Check your credit score before applying for new credit, so you don’t face any surprises. I just use Credit Karma to check my scores from TransUnion and Equifax. This may not be exactly the same score the banks use — usually a FICO score from one of the three credit bureaus — but the exact number isn’t as important as the range. If you check all of your credit reports on a regular basis, and all reports are generally the same, your different scores shouldn’t have much variation.
3. Am I highly disciplined with my spending?
On average, consumers tend to spend more with plastic in their wallet or more electronically than with cash. This is a subconscious effect, so you may not even be aware that it is happening. So unless you are in the habit of conscious spending and tracking your expenses, you may find a new credit card will cause you financial distress in the long run.

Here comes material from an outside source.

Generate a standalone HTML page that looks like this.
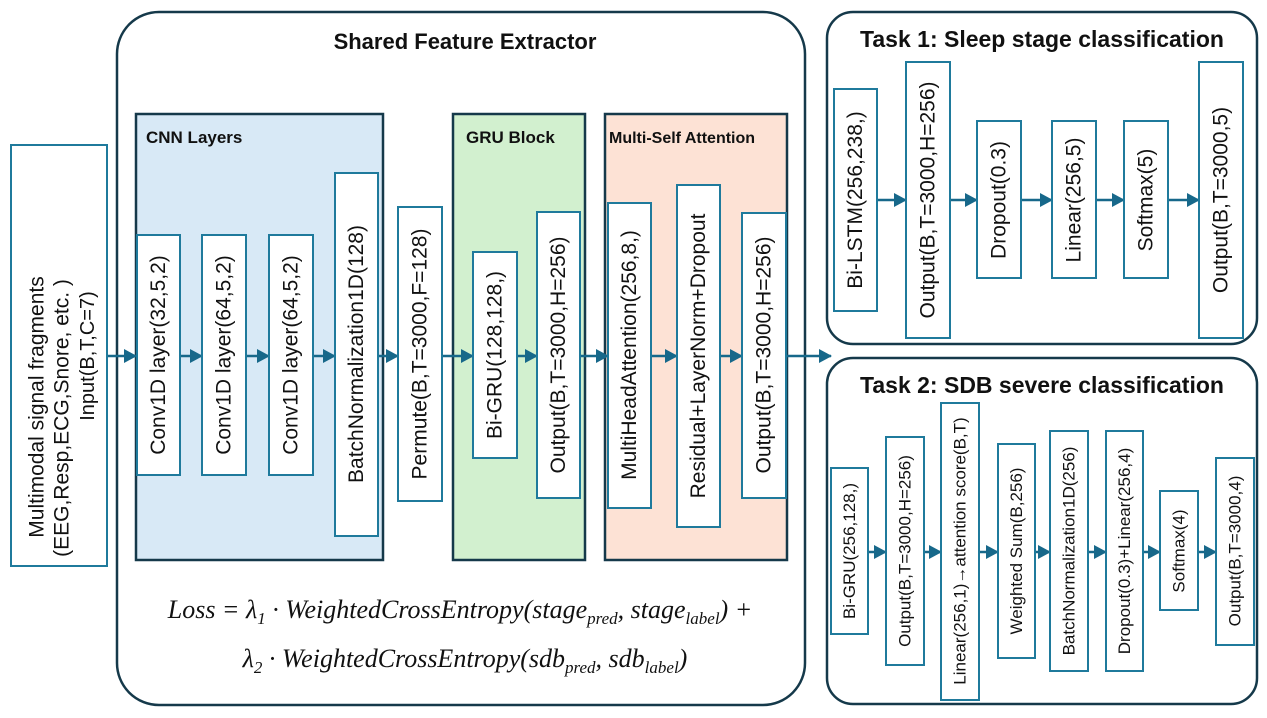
<!DOCTYPE html>
<html><head><meta charset="utf-8"><style>
html,body{margin:0;padding:0;background:#fff;}
svg{display:block;}
text{font-family:"Liberation Sans",sans-serif;fill:#111;}
.b{fill:#fff;stroke:#1f7a9c;stroke-width:2;}
.a{stroke:#17688a;stroke-width:2.5;fill:none;}
.o{fill:none;stroke:#15394a;stroke-width:2.5;}
.m{font-family:"Liberation Serif",serif;font-style:italic;font-size:26px;}
.t{font-weight:bold;}
</style></head><body>
<svg width="1267" height="718" viewBox="0 0 1267 718" xmlns="http://www.w3.org/2000/svg">
<defs><marker id="ar" markerWidth="13" markerHeight="14" refX="12" refY="7" orient="auto" markerUnits="userSpaceOnUse"><path d="M0,0 L13,7 L0,14 z" fill="#17688a"/></marker></defs>

<rect x="117" y="12" width="688" height="693" rx="42" class="o"/>
<rect x="827" y="12" width="430" height="332" rx="26" class="o"/>
<rect x="827" y="358" width="430" height="346" rx="26" class="o"/>
<text x="465" y="49" font-size="22" class="t" text-anchor="middle">Shared Feature Extractor</text>
<text x="1042" y="47" font-size="23" class="t" text-anchor="middle">Task 1: Sleep stage classification</text>
<text x="1042" y="393" font-size="23" class="t" text-anchor="middle">Task 2: SDB severe classification</text>

<rect x="136" y="114" width="247" height="446" fill="#d8e9f6" stroke="#15394a" stroke-width="2.5"/>
<text x="146" y="143" font-size="17" class="t" fill="#222">CNN Layers</text>
<rect x="453" y="114" width="132" height="446" fill="#d2f0cf" stroke="#15394a" stroke-width="2.5"/>
<text x="466" y="143" font-size="17" class="t">GRU Block</text>
<rect x="605" y="114" width="182" height="446" fill="#fde2d5" stroke="#15394a" stroke-width="2.5"/>
<text x="609" y="143" font-size="16" class="t">Multi-Self Attention</text>

<line x1="107" y1="356" x2="136" y2="356" class="a" marker-end="url(#ar)"/>
<line x1="180" y1="356" x2="202" y2="356" class="a" marker-end="url(#ar)"/>
<line x1="246" y1="356" x2="269" y2="356" class="a" marker-end="url(#ar)"/>
<line x1="313" y1="356" x2="335" y2="356" class="a" marker-end="url(#ar)"/>
<line x1="378" y1="356" x2="398" y2="356" class="a" marker-end="url(#ar)"/>
<line x1="442" y1="356" x2="473" y2="356" class="a" marker-end="url(#ar)"/>
<line x1="517" y1="356" x2="537" y2="356" class="a" marker-end="url(#ar)"/>
<line x1="580" y1="356" x2="608" y2="356" class="a" marker-end="url(#ar)"/>
<line x1="651" y1="356" x2="677" y2="356" class="a" marker-end="url(#ar)"/>
<line x1="720" y1="356" x2="742" y2="356" class="a" marker-end="url(#ar)"/>
<line x1="786" y1="356" x2="831" y2="356" class="a" marker-end="url(#ar)"/>

<rect x="11" y="145" width="96" height="421" class="b"/>
<g font-size="21" text-anchor="middle">
<text transform="translate(37,407) rotate(-90)" dominant-baseline="central">Multimodal signal fragments</text>
<text transform="translate(62,418) rotate(-90)" dominant-baseline="central">(EEG,Resp,ECG,Snore, etc. )</text>
<text transform="translate(88,356) rotate(-90)" dominant-baseline="central" font-size="20">Input(B,T,C=7)</text>
</g>

<g font-size="21" text-anchor="middle">
<rect x="137" y="235" width="43" height="240" class="b"/><text transform="translate(158.5,355) rotate(-90)" dominant-baseline="central">Conv1D layer(32,5,2)</text>
<rect x="202" y="235" width="44" height="240" class="b"/><text transform="translate(224,355) rotate(-90)" dominant-baseline="central">Conv1D layer(64,5,2)</text>
<rect x="269" y="235" width="44" height="240" class="b"/><text transform="translate(291,355) rotate(-90)" dominant-baseline="central">Conv1D layer(64,5,2)</text>
<rect x="335" y="173" width="43" height="363" class="b"/><text transform="translate(356.5,354) rotate(-90)" dominant-baseline="central">BatchNormalization1D(128)</text>
<rect x="398" y="207" width="44" height="294" class="b"/><text transform="translate(420,354) rotate(-90)" dominant-baseline="central">Permute(B,T=3000,F=128)</text>
<rect x="473" y="252" width="44" height="206" class="b"/><text transform="translate(495,355) rotate(-90)" dominant-baseline="central">Bi-GRU(128,128,)</text>
<rect x="537" y="212" width="43" height="286" class="b"/><text transform="translate(558.5,355) rotate(-90)" dominant-baseline="central">Output(B,T=3000,H=256)</text>
<rect x="608" y="203" width="43" height="305" class="b"/><text transform="translate(629.5,355) rotate(-90)" dominant-baseline="central">MultiHeadAttention(256,8,)</text>
<rect x="677" y="185" width="43" height="342" class="b"/><text transform="translate(698.5,356) rotate(-90)" dominant-baseline="central">Residual+LayerNorm+Dropout</text>
<rect x="742" y="213" width="44" height="285" class="b"/><text transform="translate(764,355) rotate(-90)" dominant-baseline="central">Output(B,T=3000,H=256)</text>
</g>

<text x="460" y="618" class="m" text-anchor="middle">Loss = λ<tspan font-size="17" dy="6">1</tspan><tspan dy="-6"> · WeightedCrossEntropy(stage</tspan><tspan font-size="17" dy="6">pred</tspan><tspan dy="-6">, stage</tspan><tspan font-size="17" dy="6">label</tspan><tspan dy="-6">) +</tspan></text>
<text x="465" y="667" class="m" text-anchor="middle">λ<tspan font-size="17" dy="6">2</tspan><tspan dy="-6"> · WeightedCrossEntropy(sdb</tspan><tspan font-size="17" dy="6">pred</tspan><tspan dy="-6">, sdb</tspan><tspan font-size="17" dy="6">label</tspan><tspan dy="-6">)</tspan></text>

<line x1="877" y1="200" x2="906" y2="200" class="a" marker-end="url(#ar)"/>
<line x1="950" y1="200" x2="977" y2="200" class="a" marker-end="url(#ar)"/>
<line x1="1021" y1="200" x2="1052" y2="200" class="a" marker-end="url(#ar)"/>
<line x1="1096" y1="200" x2="1124" y2="200" class="a" marker-end="url(#ar)"/>
<line x1="1168" y1="200" x2="1199" y2="200" class="a" marker-end="url(#ar)"/>
<g font-size="21" text-anchor="middle">
<rect x="834" y="89" width="43" height="222" class="b"/><text transform="translate(855.5,200) rotate(-90)" dominant-baseline="central">Bi-LSTM(256,238,)</text>
<rect x="906" y="62" width="44" height="276" class="b"/><text transform="translate(928,200) rotate(-90)" dominant-baseline="central">Output(B,T=3000,H=256)</text>
<rect x="977" y="121" width="44" height="157" class="b"/><text transform="translate(999,200) rotate(-90)" dominant-baseline="central">Dropout(0.3)</text>
<rect x="1052" y="121" width="44" height="157" class="b"/><text transform="translate(1074,200) rotate(-90)" dominant-baseline="central">Linear(256,5)</text>
<rect x="1124" y="121" width="44" height="157" class="b"/><text transform="translate(1146,200) rotate(-90)" dominant-baseline="central">Softmax(5)</text>
<rect x="1199" y="62" width="44" height="276" class="b"/><text transform="translate(1221,200) rotate(-90)" dominant-baseline="central">Output(B,T=3000,5)</text>
</g>

<line x1="868" y1="552" x2="886" y2="552" class="a" marker-end="url(#ar)"/>
<line x1="924" y1="552" x2="941" y2="552" class="a" marker-end="url(#ar)"/>
<line x1="979" y1="552" x2="998" y2="552" class="a" marker-end="url(#ar)"/>
<line x1="1035" y1="552" x2="1050" y2="552" class="a" marker-end="url(#ar)"/>
<line x1="1088" y1="552" x2="1106" y2="552" class="a" marker-end="url(#ar)"/>
<line x1="1143" y1="552" x2="1160" y2="552" class="a" marker-end="url(#ar)"/>
<line x1="1198" y1="552" x2="1216" y2="552" class="a" marker-end="url(#ar)"/>
<g font-size="17" text-anchor="middle">
<rect x="831" y="468" width="37" height="166" class="b"/><text transform="translate(849.5,551) rotate(-90)" dominant-baseline="central">Bi-GRU(256,128,)</text>
<rect x="886" y="437" width="38" height="228" class="b"/><text transform="translate(905,551) rotate(-90)" dominant-baseline="central">Output(B,T=3000,H=256)</text>
<rect x="941" y="403" width="38" height="297" class="b"/><text transform="translate(960,551) rotate(-90)" dominant-baseline="central">Linear(256,1)→attention score(B,T)</text>
<rect x="998" y="444" width="37" height="214" class="b"/><text transform="translate(1016.5,551) rotate(-90)" dominant-baseline="central">Weighted Sum(B,256)</text>
<rect x="1050" y="431" width="38" height="240" class="b"/><text transform="translate(1069,551) rotate(-90)" dominant-baseline="central">BatchNormalization1D(256)</text>
<rect x="1106" y="431" width="37" height="240" class="b"/><text transform="translate(1124.5,551) rotate(-90)" dominant-baseline="central">Dropout(0.3)+Linear(256,4)</text>
<rect x="1160" y="491" width="38" height="119" class="b"/><text transform="translate(1179,551) rotate(-90)" dominant-baseline="central">Softmax(4)</text>
<rect x="1216" y="458" width="38" height="187" class="b"/><text transform="translate(1235,551) rotate(-90)" dominant-baseline="central">Output(B,T=3000,4)</text>
</g>
</svg>
</body></html>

Credit cards with rewards are best for people who pay off their entire credit card bill on time every month. If you are disciplined, you might be able to make those cash back rewards or airline miles work for you. Or you may benefit from growing a credit profile with a secured credit card, but again, only with disciplined spending habits.
4. Are the rewards affecting my decision?
Cash back rewards can be a dangerous incentive, and many people believe they have the “hacking skills” necessary to maximize their profits from cards. I’ve used cash back credit cards for a long time while tracking my spending, and I’ve switched to an airline miles card for my primary spending, but I’m not an expert rewards hacker. I don’t spend the effort to buy cash-like products to accrue a large amount of benefits without really spending money.
Credit card issuers know how a small percentage of people use back doors. For the most part, they allow it, but every once in a while, they cut benefits or change the rules, usually without any notice to consumers, and people need to change their approach. Once again, this is a legal bait-and-switch tactic. Entice and attract customers with rewards, and change the value or operation of those rewards at a later date — while the consumer continues using the card as much as possible (generating income for the issuers) to reap what little rewards the issuers offer.
5. Am I desperate?
If you have bad credit, living a middle class life can be frustrating. You’ll have difficulty buying a car without saving up first, and if you want that car to be reliable, you’ll need a lot of money.
You will have difficulty buying a home because purchasing a house without a mortgage is largely unthinkable, especially if you need a house that fits a family. It can be done, of course, usually after years of saving, but that needs to be weighed against quality of life issues.
One reason to apply for a credit card, specifically a secured credit card, is to build a good credit history. It’s easier to qualify for a secured credit card, and if you have bad credit, it’s probably your only option. Many times, secured cards, especially those that are offered through “pre-approved” application mailings, come with annual fees and high interest rates.
That’s the world people with bad credit live in, even if their bad credit is due to no fault of their own, like a deadbeat ex-spouse, a parent who used your name and Social Security number without your knowledge, or an accident not covered by insurance. I’ve had friends with personal experience in all three cases.
Being approved for the right card, and operating that credit card with good behavior like spending only what you can afford to pay off from savings within a month, can help get you on the path for solid financial footing in the future.
Do not apply for a new credit card without self-reflection that involves the above five questions. Credit cards are tools that can help you financially, but if you don’t consider the consequences and how you fit in the relationship between issuer and consumer, you could end up damaging your future in a short amount of time.
It could take the rest of your life to recover from bad financial mistakes involving too much credit, if you recover at all.
Published or updated January 28, 2015.